The Venice 13 gang was formed in the 1950’s as a result of Ghost Town being a “ghetto by the sea” and poverty-stricken area neglected by the city of Los Angeles.  Its cheap housing attracted counter-culture artists and poor European immigrants, thus allowing the gang to dominate the drug trade, and their customers included those same artists, other hippies, and some high-income residents nearby. With high unemployment rates and racial tensions in the area at the time, the Venice Shoreline Crips formed throughout the ’70’s, and during the crack boom of the ’80’s they became heavily involved in the drug trade. The Shoreline Crips and the Venice 13 gangs maintained a peaceful relationship until 1993 when the Mexican Mafia declared a peace treaty for sureño gangs, but encouraged them to go to war against African American gangs. The Culver City boys began first by kicking out the Shorelines from the Mar Vista housing projects, then the Venice 13 gang declared war against the Shorelines, and soon the Shorelines were being attacked by other sureño gangs like Sotel and Santa Monica. About 55 people were killed during the blitzkrieg.

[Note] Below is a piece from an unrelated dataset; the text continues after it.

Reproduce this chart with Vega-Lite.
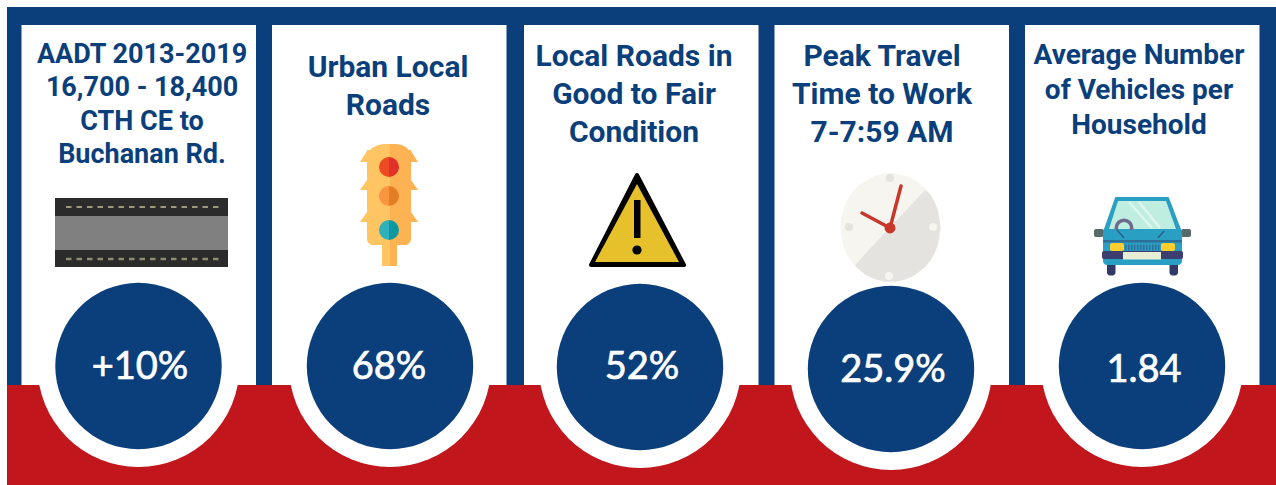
{"$schema":"https://vega.github.io/schema/vega-lite/v6.json","autosize":{"type":"fit","contains":"padding"},"width":1276,"height":485,"padding":0,"background":"white","config":{"view":{"stroke":null}},
"encoding":{"x":{"field":"x","type":"quantitative","scale":{"domain":[0,1276],"nice":false,"zero":false},"axis":null},"y":{"field":"y","type":"quantitative","scale":{"domain":[485,0],"nice":false,"zero":false},"axis":null}},
"layer":[
{"data":{"values":[{"part":"frame","x":7,"x2":1276,"y":7,"y2":385}]},"mark":{"type":"rect","color":"#0b3f7b"},"encoding":{"x2":{"field":"x2"},"y2":{"field":"y2"}}},
{"data":{"values":[{"card":"AADT","x":21.5,"x2":256,"y":25,"y2":385},{"card":"Urban","x":272,"x2":506.5,"y":25,"y2":385},{"card":"Local","x":524,"x2":758.5,"y":25,"y2":385},{"card":"Peak","x":774.5,"x2":1009,"y":25,"y2":385},{"card":"Vehicles","x":1025,"x2":1259.5,"y":25,"y2":385}]},"mark":{"type":"rect","color":"white"},"encoding":{"x2":{"field":"x2"},"y2":{"field":"y2"}}},
{"data":{"values":[{"part":"band","x":7,"x2":1276,"y":385,"y2":485}]},"mark":{"type":"rect","color":"#c0161c"},"encoding":{"x2":{"field":"x2"},"y2":{"field":"y2"}}},
{"data":{"values":[{"card":"AADT","x":138.5,"y":366},{"card":"Urban","x":390,"y":366},{"card":"Local","x":640,"y":367},{"card":"Peak","x":891,"y":369},{"card":"Vehicles","x":1142,"y":366}]},"mark":{"type":"circle","size":40804,"color":"white","opacity":1}},
{"data":{"values":[{"card":"AADT","x":138.5,"y":366},{"card":"Urban","x":390,"y":366},{"card":"Local","x":640,"y":367},{"card":"Peak","x":891,"y":369},{"card":"Vehicles","x":1142,"y":366}]},"mark":{"type":"circle","size":27700,"color":"#0b3f7b","opacity":1}},
{"data":{"values":[{"label":"+10%","x":140,"y":368},{"label":"68%","x":389,"y":368},{"label":"52%","x":642,"y":368},{"label":"25.9%","x":893,"y":371},{"label":"1.84","x":1144,"y":371}]},"mark":{"type":"text","font":"Lato","fontSize":38,"fontWeight":400,"color":"white","stroke":"white","strokeWidth":0.7,"align":"center","baseline":"middle"},"encoding":{"text":{"field":"label"}}},
{"data":{"values":[{"label":"AADT 2013-2019","x":142,"y":55},{"label":"16,700 - 18,400","x":142,"y":88},{"label":"CTH CE to","x":142,"y":122},{"label":"Buchanan Rd.","x":142,"y":155}]},"mark":{"type":"text","font":"Roboto","fontSize":27,"fontWeight":700,"color":"#0b3f7b","align":"center","baseline":"middle"},"encoding":{"text":{"field":"label"}}},
{"data":{"values":[{"label":"Urban Local","x":388,"y":68},{"label":"Roads","x":388,"y":106},{"label":"Local Roads in","x":634,"y":57},{"label":"Good to Fair","x":634,"y":95},{"label":"Condition","x":634,"y":133},{"label":"Peak Travel","x":882,"y":57},{"label":"Time to Work","x":882,"y":95},{"label":"7-7:59 AM","x":882,"y":133}]},"mark":{"type":"text","font":"Roboto","fontSize":30,"fontWeight":700,"color":"#0b3f7b","align":"center","baseline":"middle"},"encoding":{"text":{"field":"label"}}},
{"data":{"values":[{"label":"Average Number","x":1139,"y":56},{"label":"of Vehicles per","x":1139,"y":91},{"label":"Household","x":1139,"y":126}]},"mark":{"type":"text","font":"Roboto","fontSize":28,"fontWeight":700,"color":"#0b3f7b","align":"center","baseline":"middle"},"encoding":{"text":{"field":"label"}}},

{"data":{"values":[{"part":"asphalt","x":55,"x2":228,"y":198,"y2":267}]},"mark":{"type":"rect","color":"#2b2b2b"},"encoding":{"x2":{"field":"x2"},"y2":{"field":"y2"}}},
{"data":{"values":[{"part":"median","x":55,"x2":228,"y":216,"y2":250}]},"mark":{"type":"rect","color":"#808080"},"encoding":{"x2":{"field":"x2"},"y2":{"field":"y2"}}},
{"data":{"values":[{"lane":"top","x":66,"y":207},{"lane":"top","x":219,"y":207}]},"mark":{"type":"line","color":"#c4bf98","strokeWidth":1.5,"strokeDash":[5.5,5]},"encoding":{"detail":{"field":"lane"}}},
{"data":{"values":[{"lane":"bottom","x":66,"y":259},{"lane":"bottom","x":219,"y":259}]},"mark":{"type":"line","color":"#8f8c6c","strokeWidth":2.5,"strokeDash":[5.5,5]},"encoding":{"detail":{"field":"lane"}}},

{"data":{"values":[{"x":367,"x2":390,"y":150,"y2":245}]},"mark":{"type":"rect","color":"#ffc562","cornerRadiusBottomLeft":6},"encoding":{"x2":{"field":"x2"},"y2":{"field":"y2"}}},
{"data":{"values":[{"x":390,"x2":411,"y":150,"y2":245}]},"mark":{"type":"rect","color":"#fdb353","cornerRadiusBottomRight":6},"encoding":{"x2":{"field":"x2"},"y2":{"field":"y2"}}},
{"data":{"values":[{"x":382,"x2":390,"y":245,"y2":266}]},"mark":{"type":"rect","color":"#ffc562"},"encoding":{"x2":{"field":"x2"},"y2":{"field":"y2"}}},
{"data":{"values":[{"x":390,"x2":397,"y":245,"y2":266}]},"mark":{"type":"rect","color":"#fdb353"},"encoding":{"x2":{"field":"x2"},"y2":{"field":"y2"}}},
{"data":{"values":[{"x":367,"y":153,"y2":160},{"x":372,"y":148,"y2":160},{"x":378,"y":145,"y2":160},{"x":384,"y":144,"y2":160},{"x":390,"y":144,"y2":160}]},"mark":{"type":"area","color":"#ffc562"},"encoding":{"y2":{"field":"y2"}}},
{"data":{"values":[{"x":390,"y":144,"y2":160},{"x":396,"y":144,"y2":160},{"x":402,"y":145,"y2":160},{"x":407,"y":148,"y2":160},{"x":411,"y":153,"y2":160}]},"mark":{"type":"area","color":"#fdb353"},"encoding":{"y2":{"field":"y2"}}},
{"data":{"values":[{"wing":"a","x":360,"y":162,"y2":162},{"wing":"a","x":367,"y":151,"y2":162}]},"mark":{"type":"area","color":"#ffc562"},"encoding":{"y2":{"field":"y2"}}},
{"data":{"values":[{"wing":"b","x":360,"y":190,"y2":190},{"wing":"b","x":367,"y":180,"y2":190}]},"mark":{"type":"area","color":"#ffc562"},"encoding":{"y2":{"field":"y2"}}},
{"data":{"values":[{"wing":"c","x":360,"y":222,"y2":222},{"wing":"c","x":367,"y":212,"y2":222}]},"mark":{"type":"area","color":"#ffc562"},"encoding":{"y2":{"field":"y2"}}},
{"data":{"values":[{"wing":"a","x":411,"y":151,"y2":162},{"wing":"a","x":418,"y":162,"y2":162}]},"mark":{"type":"area","color":"#fdb353"},"encoding":{"y2":{"field":"y2"}}},
{"data":{"values":[{"wing":"b","x":411,"y":180,"y2":190},{"wing":"b","x":418,"y":190,"y2":190}]},"mark":{"type":"area","color":"#fdb353"},"encoding":{"y2":{"field":"y2"}}},
{"data":{"values":[{"wing":"c","x":411,"y":212,"y2":222},{"wing":"c","x":418,"y":222,"y2":222}]},"mark":{"type":"area","color":"#fdb353"},"encoding":{"y2":{"field":"y2"}}},
{"data":{"values":[{"lamp":"red","x":389,"y":167}]},"mark":{"type":"arc","theta":3.1416,"theta2":6.2832,"outerRadius":10,"color":"#ee4a24"}},
{"data":{"values":[{"lamp":"red","x":389,"y":167}]},"mark":{"type":"arc","theta":0,"theta2":3.1416,"outerRadius":10,"color":"#e2302a"}},
{"data":{"values":[{"lamp":"amber","x":389,"y":196}]},"mark":{"type":"arc","theta":3.1416,"theta2":6.2832,"outerRadius":10,"color":"#f9943f"}},
{"data":{"values":[{"lamp":"amber","x":389,"y":196}]},"mark":{"type":"arc","theta":0,"theta2":3.1416,"outerRadius":10,"color":"#e47e25"}},
{"data":{"values":[{"lamp":"green","x":389,"y":230}]},"mark":{"type":"arc","theta":3.1416,"theta2":6.2832,"outerRadius":10,"color":"#2fb0bd"}},
{"data":{"values":[{"lamp":"green","x":389,"y":230}]},"mark":{"type":"arc","theta":0,"theta2":3.1416,"outerRadius":10,"color":"#0c98a0"}},

{"data":{"values":[{"x":591,"y":265,"y2":265},{"x":637,"y":175,"y2":265},{"x":684,"y":265,"y2":265}]},"mark":{"type":"area","color":"#000000","stroke":"#000000","strokeWidth":4,"strokeJoin":"round"},"encoding":{"y2":{"field":"y2"}}},
{"data":{"values":[{"x":595,"y":262,"y2":262},{"x":637,"y":184,"y2":262},{"x":679,"y":262,"y2":262}]},"mark":{"type":"area","color":"#e6c12c"},"encoding":{"y2":{"field":"y2"}}},
{"data":{"values":[{"x":634,"x2":640.5,"y":200,"y2":238}]},"mark":{"type":"rect","color":"#000000"},"encoding":{"x2":{"field":"x2"},"y2":{"field":"y2"}}},
{"data":{"values":[{"x":637,"y":250}]},"mark":{"type":"circle","size":85,"color":"#000000","opacity":1}},

{"data":{"values":[{"x":840.5,"y":227.5,"y2":227.5},{"x":841.5,"y":216.7,"y2":238.3},{"x":843.5,"y":208.9,"y2":246.1},{"x":846.5,"y":201.6,"y2":253.4},{"x":850.5,"y":194.8,"y2":260.2},{"x":856.5,"y":187.5,"y2":267.5},{"x":864.5,"y":180.9,"y2":274.1},{"x":874.5,"y":175.9,"y2":279.1},{"x":884.5,"y":173.4,"y2":281.6},{"x":890.5,"y":173,"y2":282},{"x":896.5,"y":173.4,"y2":281.6},{"x":906.5,"y":175.9,"y2":279.1},{"x":916.5,"y":180.9,"y2":274.1},{"x":924.5,"y":187.5,"y2":267.5},{"x":930.5,"y":194.8,"y2":260.2},{"x":934.5,"y":201.6,"y2":253.4},{"x":937.5,"y":208.9,"y2":246.1},{"x":939.5,"y":216.7,"y2":238.3},{"x":940.5,"y":227.5,"y2":227.5}]},"mark":{"type":"area","color":"#f6f5ef"},"encoding":{"y2":{"field":"y2"}}},
{"data":{"values":[{"x":855,"y":265.5,"y2":265.9},{"x":865,"y":254.3,"y2":274.4},{"x":875,"y":243.6,"y2":279.3},{"x":885,"y":232.8,"y2":281.7},{"x":895,"y":222.1,"y2":281.8},{"x":905,"y":211.4,"y2":279.7},{"x":915,"y":200.7,"y2":275},{"x":925,"y":190,"y2":267},{"x":930,"y":194.1,"y2":260.9},{"x":935,"y":202.7,"y2":252.3},{"x":938,"y":210.5,"y2":244.5},{"x":940.5,"y":227.5,"y2":227.5}]},"mark":{"type":"area","color":"#e4e3df"},"encoding":{"y2":{"field":"y2"}}},
{"data":{"values":[{"x":890,"y":178},{"x":849,"y":227}]},"mark":{"type":"circle","size":64,"color":"#e4e3df","opacity":1}},
{"data":{"values":[{"x":933,"y":227},{"x":889,"y":276}]},"mark":{"type":"circle","size":64,"color":"#f6f5ef","opacity":1}},
{"data":{"values":[{"hand":"minute","x":890,"y":228},{"hand":"minute","x":901,"y":186}]},"mark":{"type":"line","color":"#c8372a","strokeWidth":3.5,"strokeCap":"round"},"encoding":{"detail":{"field":"hand"}}},
{"data":{"values":[{"hand":"hour","x":890,"y":228},{"hand":"hour","x":862,"y":213}]},"mark":{"type":"line","color":"#c8372a","strokeWidth":3.5,"strokeCap":"round"},"encoding":{"detail":{"field":"hand"}}},
{"data":{"values":[{"x":890,"y":228}]},"mark":{"type":"circle","size":120,"color":"#c8372a","opacity":1}},

{"data":{"values":[{"x":1094,"x2":1104,"y":229,"y2":237},{"x":1181,"x2":1191,"y":229,"y2":237}]},"mark":{"type":"rect","color":"#566a6c","cornerRadius":2},"encoding":{"x2":{"field":"x2"},"y2":{"field":"y2"}}},
{"data":{"values":[{"x":1107,"x2":1115.5,"y":260,"y2":275.5},{"x":1169.5,"x2":1178,"y":260,"y2":275.5}]},"mark":{"type":"rect","color":"#2f3a66","cornerRadius":3},"encoding":{"x2":{"field":"x2"},"y2":{"field":"y2"}}},
{"data":{"values":[{"x":1104,"y":232,"y2":232},{"x":1116,"y":198,"y2":232},{"x":1168,"y":198,"y2":232},{"x":1181,"y":232,"y2":232}]},"mark":{"type":"area","color":"#2a9fc4","stroke":"#2a9fc4","strokeWidth":2,"strokeJoin":"round"},"encoding":{"y2":{"field":"y2"}}},
{"data":{"values":[{"x":1109,"y":229,"y2":229},{"x":1118,"y":201,"y2":229},{"x":1166,"y":201,"y2":229},{"x":1176,"y":229,"y2":229}]},"mark":{"type":"area","color":"#bfeee0"},"encoding":{"y2":{"field":"y2"}}},
{"data":{"values":[{"s":"a","x":1129,"y":202},{"s":"a","x":1152,"y":228},{"s":"b","x":1139,"y":202},{"s":"b","x":1160,"y":228}]},"mark":{"type":"line","color":"#dff6ee","strokeWidth":2.5},"encoding":{"detail":{"field":"s"}}},
{"data":{"values":[{"x":1124,"y":228}]},"mark":{"type":"arc","theta":0,"theta2":6.2832,"innerRadius":6,"outerRadius":9.5,"color":"#6d6a8e"}},
{"data":{"values":[{"x":1103,"x2":1182,"y":230,"y2":265}]},"mark":{"type":"rect","color":"#2a9fc4","cornerRadius":4},"encoding":{"x2":{"field":"x2"},"y2":{"field":"y2"}}},
{"data":{"values":[{"x":1103,"x2":1182,"y":240,"y2":242.5}]},"mark":{"type":"rect","color":"#2c6f98"},"encoding":{"x2":{"field":"x2"},"y2":{"field":"y2"}}},
{"data":{"values":[{"x":1110,"x2":1124,"y":243,"y2":251},{"x":1161,"x2":1175,"y":243,"y2":251}]},"mark":{"type":"rect","color":"#fdce2d","cornerRadius":2},"encoding":{"x2":{"field":"x2"},"y2":{"field":"y2"}}},
{"data":{"values":[{"x":1125,"y":247.5},{"x":1160,"y":247.5}]},"mark":{"type":"line","color":"#2f6f9c","strokeWidth":6,"strokeDash":[1.5,1.5]},"encoding":{}},
{"data":{"values":[{"x":1102,"x2":1183,"y":251,"y2":259}]},"mark":{"type":"rect","color":"#3d3e70","cornerRadius":2},"encoding":{"x2":{"field":"x2"},"y2":{"field":"y2"}}},
{"data":{"values":[{"x":1123,"x2":1161,"y":252,"y2":259.5}]},"mark":{"type":"rect","color":"#e8edd5"},"encoding":{"x2":{"field":"x2"},"y2":{"field":"y2"}}},
{"data":{"values":[{"s":"a","x":1117,"y":230},{"s":"a","x":1124,"y":238},{"s":"b","x":1164,"y":231},{"s":"b","x":1158,"y":238}]},"mark":{"type":"line","color":"#2c5f88","strokeWidth":1.5},"encoding":{"detail":{"field":"s"}}}
]}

After street gang injunctions were imposed on the gangs in the ’90s, a strong wave of gentrification, and local minority residents priced out of homes, the Oakwood area has become another yuppie enclave. A low-income housing community just east of Lincoln Blvd is now being advertised as ‘condo-living’ just a few blocks from Abbot Kinney Blvd. Now you see white people wearing jeans and open-toe sandals walking their dogs, small cottages being converted into functional Bauhaus-style boxes, high wooden fences with bright-colored doors, and transplants flocking from the Midwest and East Coast to claim their stake in what they’re now calling Silicone Beach. So while people claim the organic and local flag, the changes in the area are the antithesis and anything but. The changes around Venice on Lincoln, Abbot Kinney Blvd, Rose Ave, and others are completely polished, agenda-driven, and elitist. The average home for sale in Venice is now more than one million dollars. The new wave of gentrification in Oakwood has created a new form of racial segregation, and its called the Westside Apartheid.